Optical interferometers are particularly suited to astrometry because of the great "leverage" or sensitivity provided by the widely separated apertures. With baselines of 100 meters or more an interferometer can measure stellar positions with precisions that are 10-1000 more precise than what can be achieved with a single telescope.
For several years I have been working with collaborators at MIT (in particular Matthew Muterspaugh), Caltech and JPL to develop an astrometric planet search. Our approach is particularly suitable for binary stellar systems; this choice was motivated in part by the simple fact that most Solar-type stars occur in multiples, and hence a complete census of planets will require that searches include binaries. However, it is also the case that the presence of a binary companion poses challenges to current theories of planet formation (core accretion vs. gravitation instability), and hence the discovery of large numbers of planets in binary systems may help constrain such theories.
The PHASES Project
Our development efforts have resulted in a dedicated search using a long-baseline optical interferometer (PTI – “Palomar Testbed Interferometer”) located on Palomar Mountain, CA (“PHASES” - Palomar High-precision Astrometric Search for Exoplanetary Systems; I am a Co-I). We have been obtaining 10-20 micro-arcsecond precision astrometry of approximately 50 targets over the last two years and expect to be sensitive to planets with masses in the 0.1-1 Jupiter-mass range in periods around a year (right).
Phase Referencing
One of the biggest challenges facing a successful program of narrow-angle astrometry is the availablility of sufficiently bright and close reference stars.

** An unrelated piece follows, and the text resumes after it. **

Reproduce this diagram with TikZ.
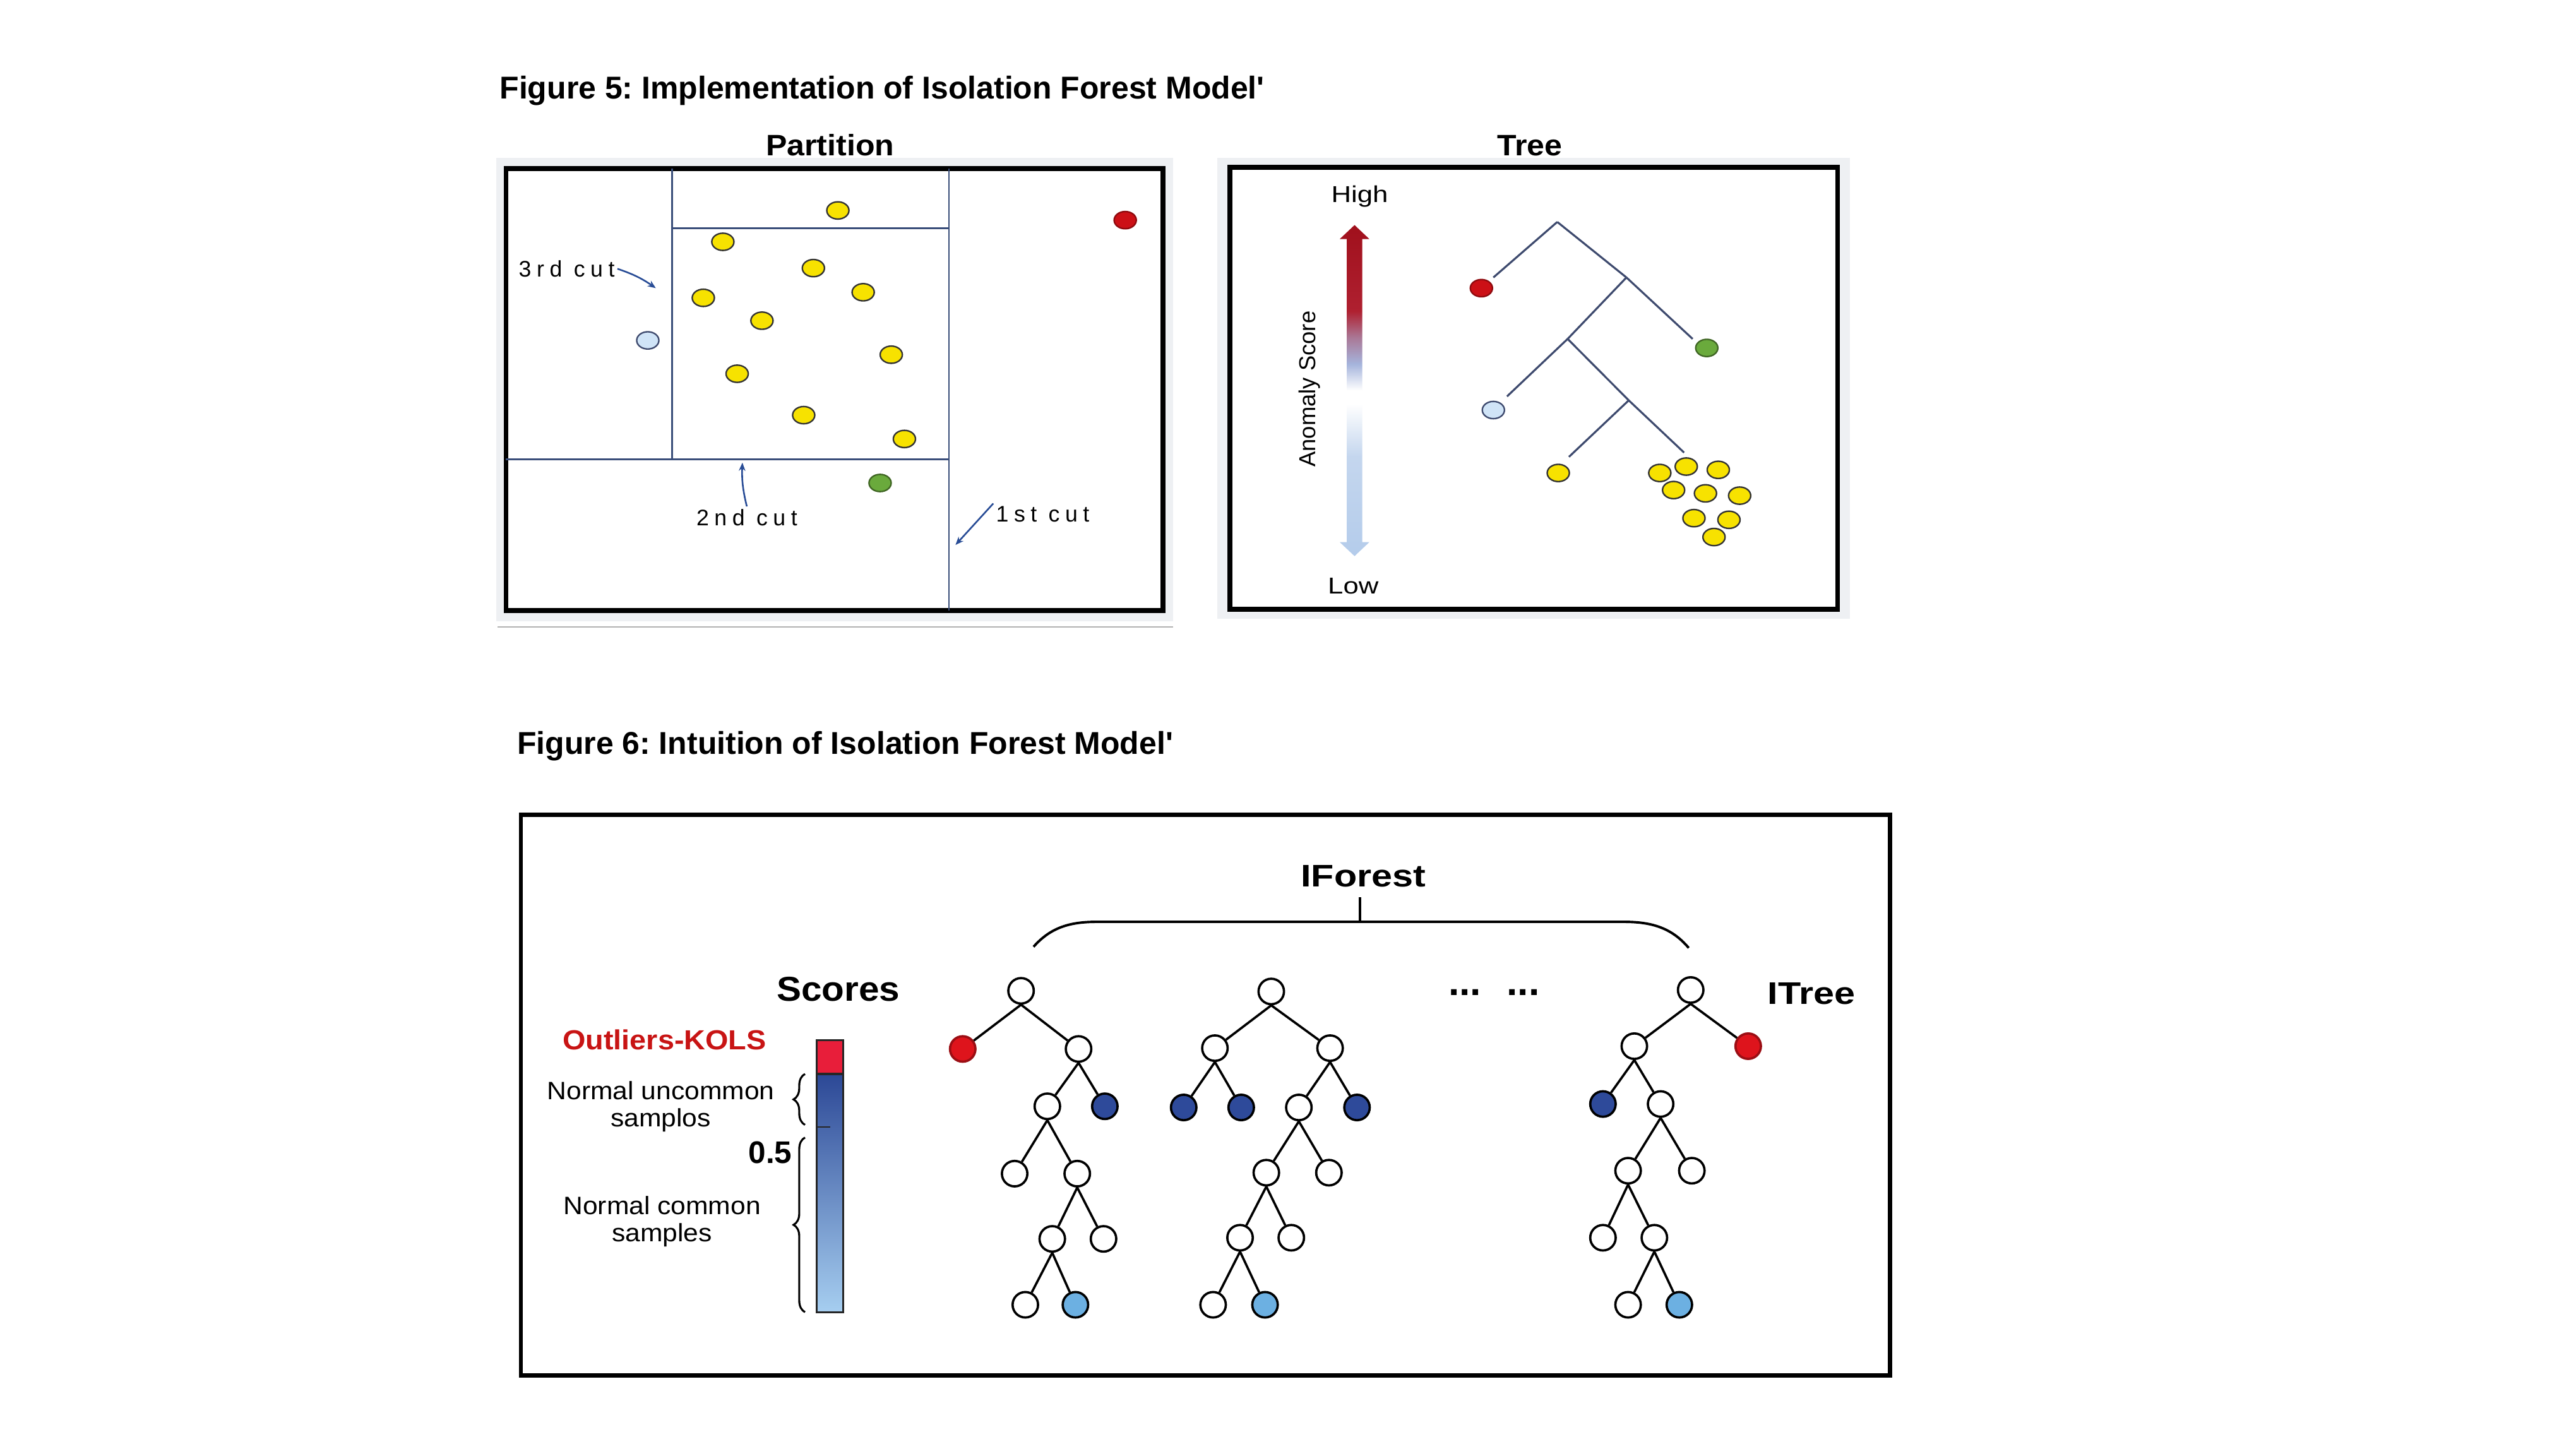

Phase referencing is a way to improve the sensitivity of an interferometer (and hence allow the use of fainter reference stars) by using a bright star to sense and correct atmospheric turbulence in real time. As such it is very similar to using a guide star in adaptive optics. PTI was designed to make use of this technique, and I have been responsible for its implementation and testing.
Phase referencing provides a factor of ~100 improvment in astrometric precision in our system.